Enfants réfugiés juifs à Ajaccio en 1916
Aujourd’hui la communauté juive en Corse est très réduite, il y a une petite (par la taille) synagogue à Bastia, elle a été créée en 1934.
La synagogue Beth Meir de Bastia
Cette question : La Corse, Île des Justes ? est posée car, en effet, il n’y a pas eu de déportation de juifs depuis la Corse pendant la Shoah , le préfet Paul Balley et son administration ont détourné les ordres de Vichy…concernant les juifs, et de nombreux juifs ont été cachés par les habitants dans la montagne. Seul, Ignace Schreter, un juif allemand réfugié dans l’île a été arrêté le 30 septembre 1942 et déporté à Sobibor où il a péri, mais c’était en quelque sorte accidentel. Il a été arrêté sur ordre du secrétaire général de la préfecture d’Ajaccio qui a profité de l’absence du préfet, retenu ce jour-là à une conférence interrégionale à Marseille.
De plus, après la guerre, en 1947, la Corse apporta sa contribution à la création de l’Etat d’Israël. Des Corses d’alors décidèrent de secourir les combattants juifs luttant pour leur indépendance et pour former leur Etat. Leur mission: accueillir des avions qui vont être bourrés d’armes pour s’envoler vers des lieux gardés par la Haganah. Ajaccio est alors choisie comme piste d’atterrissage. Des hommes, parmi eux des policiers mais aussi des voyous, rendent visite au préfet de l’époque; il a pour nom … Maurice Papon., trois Corses lui expliquent que l’aéroport d’Ajaccio sera réservé à ces transports d’armes. Les Corses bénéficient de l’accord du gouvernement qui ne peut agir ouvertement. Maurice Papon ferme donc les yeux, les armes transiteront par la Corse pour s’évaporer vers le futur Etat juif.

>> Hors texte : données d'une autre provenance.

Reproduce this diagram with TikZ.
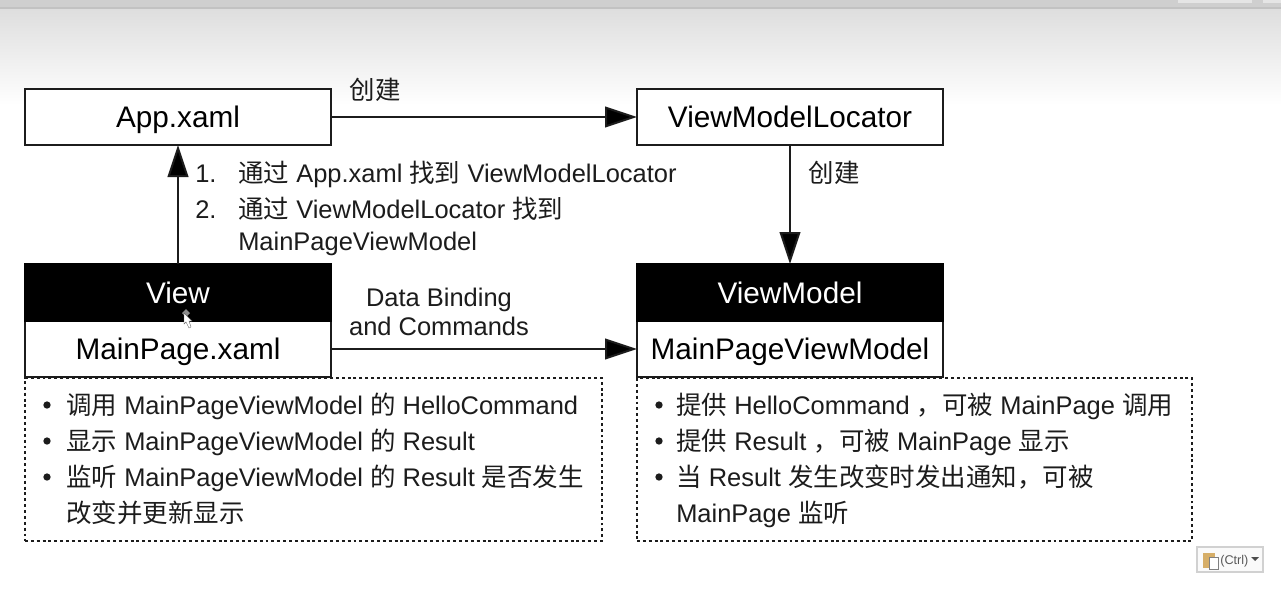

Depuis quelques uns ont essayés d’inscrire la Corse dans son ensemble sur la liste prestigieuse des Justes parmi les nations à Yad Vachem. Maxime Cohen, alors président de la petite communauté juive de l’île formula cette requête en 2010. La requête n’a pas été retenue par Yad Vashem, aujourd’hui, en France, seul le village du Chambon-sur-Lignon a reçu le titre collectif de «Juste parmi les Nations » au Mémorial.
Selon Serge Klarsfeld “La Corse est bien une île des Justes“, et le Grand Rabbin Haïm Korsia déclare «Les Corses dans leur ensemble ont considéré que c’était une partie d’eux-mêmes que l’on touchait … c’est une tradition en Corse que l’on accueille les Juifs et ce qui s’est passé pendant la guerre, n’est que la conséquence d’une relation ancestrale».
Pour ma part je rappelle que la Corse a été en Zone libre jusqu’en novembre 1942, puis est passée sous occupation italienne en mai 1943 et sera libérée par le débarquement des alliés le 9 septembre 1943, elle n’aura subi le joug nazi bien moins longtemps que le reste de l’Europe.